Borrowing from the left

Example 3

Consider 

$$\begin {array} { c c c}& 5 & 6 \\- & 2 & 9 \\ \hline& & \\ \hline\end {array}$$​​

When you subtract the nine from the six, you will get a negative number. To get around this, "borrow" a one from the column to the left, such that rather than subtracting nine from six, you subtract nine from sixteen. Be aware that since a one has been borrowed from the five in the tens column, this must become four:

$$\begin {array} { c c c}& ^4\cancel{5} & ^16 \\- & 2 & 9 \\ \hline& & \\ \hline\end {array}$$​​

Since $$16-9=7$$, put this seven underneath in the units column:

$$\begin {array} { c c c}& ^4\cancel{5} & ^16 \\- & 2 & 9 \\ \hline& & 7 \\ \hline\end {array}$$​​

Now move to the left to work on the tens column. 

Note: The tens column now has four and two rather than five and two. This is because a one has been borrowed from the five, which turns it into a four.

Since $$4-2=2$$, put a two underneath in the tens column:​

$$\begin {array} { c c c}& ^4\cancel{5} & ^16 \\- & 2 & 9 \\ \hline&2 & 7 \\ \hline\end {array}$$​​

You've worked through all the way to the left, so you have your solution:

$$56-29=\underline{27}$$

​​

Example 4

Calculate $$341-165$$.

Start by setting this up in the column formation:

$$\begin {array} {c c c c}&3& {4} & 1 \\- &1& 6 & 5 \\ \hline& & & \\ \hline\end {array}$$​​

The first step is to work with the units on the right. You want to subtract five from one, but this gives a negative, so you first must borrow a one from the four in the tens column to the left:

​$$\begin {array} {c c c c}&3& ^3\cancel{4} & ^11 \\- &1& 6 & 5 \\ \hline& & & \\ \hline\end {array}$$​

Now in the units column you subtract five from eleven: this gives six. Write this underneath:

​$$\begin {array} {c c c c}&3& ^3\cancel{4} & ^11 \\- &1& 6 & 5 \\ \hline& & &6 \\ \hline\end {array}$$​

Next, you move to the left into the tens column. Here you want to subtract six from three. 

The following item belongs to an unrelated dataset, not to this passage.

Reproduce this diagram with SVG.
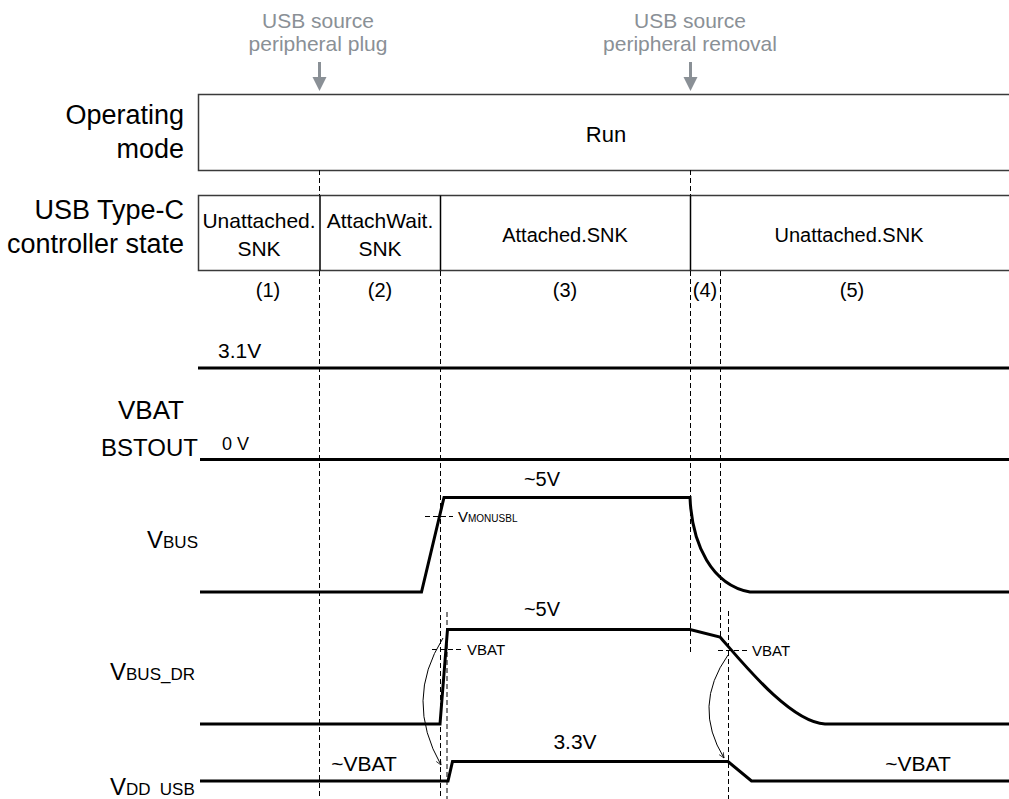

Note: You subtract from three rather than from four since you have borrowed a one from the four for the units column.

Here, $$3-6$$ gives a negative, so again you need to borrow from the left:

$$\begin {array} {c c c c}&^2\cancel3& ^{13}\cancel{4} & ^11 \\- &1& 6 & 5 \\ \hline& & &6 \\ \hline\end {array}$$​​

So now in the tens column you calculate $$13-6$$ to give seven. This goes underneath:

$$\begin {array} {c c c c}&^2\cancel3& ^{13}\cancel{4} & ^11 \\- &1& 6 & 5 \\ \hline& &7 &6 \\ \hline\end {array}$$​​

Finally in the left-most column, subtract the one from the two (this two came from the three, but one was borrowed from it for the tens):

$$\begin {array} {c c c c}&^2\cancel3& ^{13}\cancel{4} & ^11 \\- &1& 6 & 5 \\ \hline& 1 &7 &6 \\ \hline\end {array}$$​​

Hence,

$$341-165=\underline{176}$$​​